The venture capital community is committed to funding America’s most innovative entrepreneurs and working closely with them to transform breakthrough ideas into new companies and industries that drive U.S. job creation and economic growth. From seed funding to successful business, accessing capital is the lifeblood to realizing the power of disruptive ideas.
In order to scale an enterprise so that it has truly global market capability, promising companies need efficient and timely access to capital, which often times is more than their venture investors alone can provide. It’s at this point that accessing additional capital—either through M&A or an initial public offering (IPO)—becomes critical to the continued growth of a company.
Of these two exit options, a successful IPO provides some important advantages over a merger or acquisition. Because an IPO typically can raise more capital for hiring, product development and expanded distribution, it has the potential to transform regional economies and communities in significant ways. Additionally, an IPO typically generates meaningful returns for pension funds, endowments, foundations and other limited partners, and enables all types of investors to participate directly in the company’s growth.
In the last decade, however, the market for venture-backed IPOs saw a steep decline. From 1990 to 1996, more than 1,200 U.S. venture-backed companies went public on U.S. exchanges, yet from 2004 to 2010, only 324 did so.

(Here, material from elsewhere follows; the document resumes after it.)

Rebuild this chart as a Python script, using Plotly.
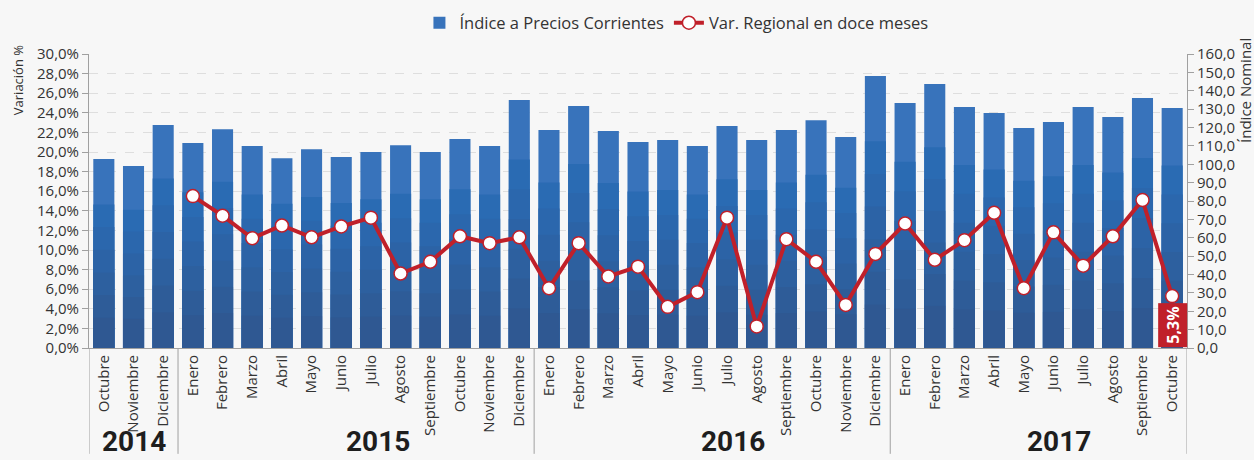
import plotly.graph_objects as go

# ---------------- data ----------------
months = (["Octubre", "Noviembre", "Diciembre"]
          + ["Enero", "Febrero", "Marzo", "Abril", "Mayo", "Junio", "Julio",
             "Agosto", "Septiembre", "Octubre", "Noviembre", "Diciembre"] * 2
          + ["Enero", "Febrero", "Marzo", "Abril", "Mayo", "Junio", "Julio",
             "Agosto", "Septiembre", "Octubre"])
years = ["2014"] * 3 + ["2015"] * 12 + ["2016"] * 12 + ["2017"] * 10

indice = [102.8, 99.0, 121.3,
          111.5, 119.1, 109.9, 103.3, 108.2, 103.9, 106.6, 110.4, 106.6, 113.7, 109.9, 134.9,
          118.6, 131.7, 118.1, 112.1, 113.2, 109.9, 120.8, 113.2, 118.6, 124.0, 114.8, 148.0,
          133.3, 143.7, 131.1, 127.9, 119.7, 123.0, 131.1, 125.7, 136.1, 130.6]

variacion = [None, None, None,
             15.5, 13.5, 11.2, 12.5, 11.3, 12.4, 13.3, 7.6, 8.8, 11.4, 10.7, 11.3,
             6.1, 10.7, 7.3, 8.3, 4.2, 5.7, 13.3, 2.2, 11.1, 8.8, 4.4, 9.6,
             12.7, 9.0, 11.0, 13.8, 6.1, 11.8, 8.4, 11.4, 15.1, 5.3]

left_ticks = list(range(0, 31, 2))
left_tick_labels = [f"{v:.1f}".replace(".", ",") + "%" for v in left_ticks]
right_ticks = list(range(0, 161, 10))
right_tick_labels = [f"{v:.1f}".replace(".", ",") for v in right_ticks]
year_labels = ["2014", "2015", "2016", "2017"]

# ---------------- styling ----------------
FONT = "Open Sans"
BG = "#f7f7f7"
RED = "#c0202a"
TXT = "#333333"

x = list(range(len(months)))

fig = go.Figure()

# bars with banded shading (approximate vertical gradient)
bands = [(1.00, "#3873bb"), (0.76, "#2a6bb3"), (0.64, "#2b67ad"), (0.52, "#2c63a6"),
         (0.40, "#2d609f"), (0.28, "#2e5c98"), (0.16, "#2f5892")]
for i, (frac, col) in enumerate(bands):
    fig.add_trace(go.Bar(
        x=x, y=[v * frac for v in indice],
        name="Índice a Precios Corrientes",
        marker=dict(color=col, line=dict(width=0)),
        width=0.71,
        showlegend=(i == 0),
        legendrank=1,
        yaxis="y",
        hoverinfo="skip" if i else None,
    ))

fig.add_trace(go.Scatter(
    x=x, y=variacion,
    name="Var. Regional en doce meses",
    mode="lines+markers",
    line=dict(color=RED, width=4),
    marker=dict(size=13, color="white", line=dict(color=RED, width=1.5)),
    yaxis="y2",
    legendrank=2,
))

# separators and year labels
n = len(months)
bounds = [-0.5] + [i - 0.5 for i in range(1, n) if years[i] != years[i - 1]] + [n - 0.5]
for b in bounds:
    fig.add_shape(type="line", xref="x", yref="paper", x0=b, x1=b, y0=0, y1=-0.36,
                  line=dict(color="#a0a0a0", width=1))

year_x = [1.0, 9.25, 21.2, 32.2]
for yl, yx in zip(year_labels, year_x):
    fig.add_annotation(x=yx, y=-0.378, xref="x", yref="paper", text=f"<b>{yl}</b>",
                       showarrow=False, yanchor="bottom", xanchor="center", borderpad=0,
                       font=dict(family="Roboto", size=28, color="#1e1e1e"))

# last value label
last_txt = f"{variacion[-1]:.1f}".replace(".", ",") + "%"
fig.add_annotation(x=n - 1, y=0, xref="x", yref="y2", text=f"<b>{last_txt}</b>",
                   showarrow=False, textangle=-90, yanchor="bottom", xanchor="center",
                   bgcolor=RED, borderpad=3,
                   font=dict(family=FONT, size=16, color="white"))

# axis titles
fig.add_annotation(x=-0.064, y=0.91, xref="paper", yref="paper", text="Variación %",
                   showarrow=False, textangle=-90, xanchor="center", yanchor="middle",
                   font=dict(family=FONT, size=13, color=TXT))
fig.add_annotation(x=1.053, y=0.875, xref="paper", yref="paper", text="Índice Nominal",
                   showarrow=False, textangle=-90, xanchor="center", yanchor="middle",
                   font=dict(family=FONT, size=15, color=TXT))

fig.update_layout(
    width=1254, height=460,
    margin=dict(l=89, r=67, t=54, b=112, autoexpand=False),
    paper_bgcolor=BG, plot_bgcolor=BG,
    separators=",.",
    barmode="overlay",
    font=dict(family=FONT, size=15, color=TXT),
    legend=dict(orientation="h", x=0.535, y=0.95, xref="paper", yref="container",
                xanchor="center", yanchor="middle",
                font=dict(family=FONT, size=16.5, color=TXT), bgcolor="rgba(0,0,0,0)",
                itemwidth=30, traceorder="normal"),
    xaxis=dict(
        range=[-0.5, n - 0.5], automargin=False,
        tickmode="array", tickvals=x, ticktext=months,
        tickangle=-90, ticks="", showgrid=False, zeroline=False,
        showline=True, linecolor="#a0a0a0", linewidth=1,
        tickfont=dict(family=FONT, size=15, color=TXT),
    ),
    yaxis=dict(
        side="right", range=[0, 160], automargin=False,
        tickmode="array", tickvals=right_ticks, ticktext=right_tick_labels,
        showgrid=False, zeroline=False,
        showline=True, linecolor="#a0a0a0", linewidth=1,
        ticks="outside", ticklen=6, tickcolor="#a0a0a0",
        tickfont=dict(family=FONT, size=15, color=TXT),
    ),
    yaxis2=dict(
        side="left", overlaying="y", range=[0, 30], automargin=False,
        tickmode="array", tickvals=left_ticks, ticktext=left_tick_labels,
        showgrid=True, gridcolor="#dedede", griddash="dash", gridwidth=1,
        zeroline=False, showline=True, linecolor="#a0a0a0", linewidth=1,
        ticks="outside", ticklen=6, tickcolor="#a0a0a0",
        tickfont=dict(family=FONT, size=15, color=TXT),
    ),
)

fig.write_html(
    "out.html",
    config={"displayModeBar": False},
    post_script="document.body.style.margin='0';document.body.style.padding='0';"
                "document.body.style.overflow='hidden';",
)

This dramatic decline can be attributed to a complex series of changes in the regulatory environment and related market practices over the last two decades that have driven up costs and uncertainty for emerging growth companies looking to go public.
Recognizing this, Congress recently enacted the Jumpstart Our Business Startups (JOBS) Act to address the risks, costs and regulatory burdens faced by startup companies fighting to succeed. More work remains to implement the law as well as advance other measures to make the pathway to the public markets for small companies easier to access and navigate. Additionally, more needs to be done to mitigate some of the challenges small companies face in the markets post-IPO. While the JOBS act has reopened and smoothed the road to the public market for emerging growth companies, the public market remains a very difficult place to grow a company due to liquidity issues facing small cap stocks.
NVCA is committed to working with policymakers to make participation in the public markets a more effective opportunity for venture-backed companies to grow and succeed by focusing both on creating a pathway for emerging growth companies to go public as well the challenges faced by small-cap companies post-IPO. NVCA was a leader in providing many of the recommendations in the JOBS Act and continues to offer suggestions to improve implementation of the Act. We firmly believe that improving the ability of new firms to gain entry into and effectively utilize the powers of the public markets is critical to ensuring that our capital markets continue to bolster the American entrepreneurial ecosystem.
The U.S. capital market system remains the most powerful engine for capital formation in the world. However, in order for the U.S. to maintain its primacy, more must be done to improve the health and vibrancy of the IPO market. To that end, NVCA continues to work with policymakers to understand the challenges facing this critical market segment and engage in dialogue that can produce solutions that benefit all stakeholders. Success in bolstering the U.S. IPO market will reenergize U.S. job growth and ensure that today’s innovative new companies will grow into the foundations of tomorrow’s economy.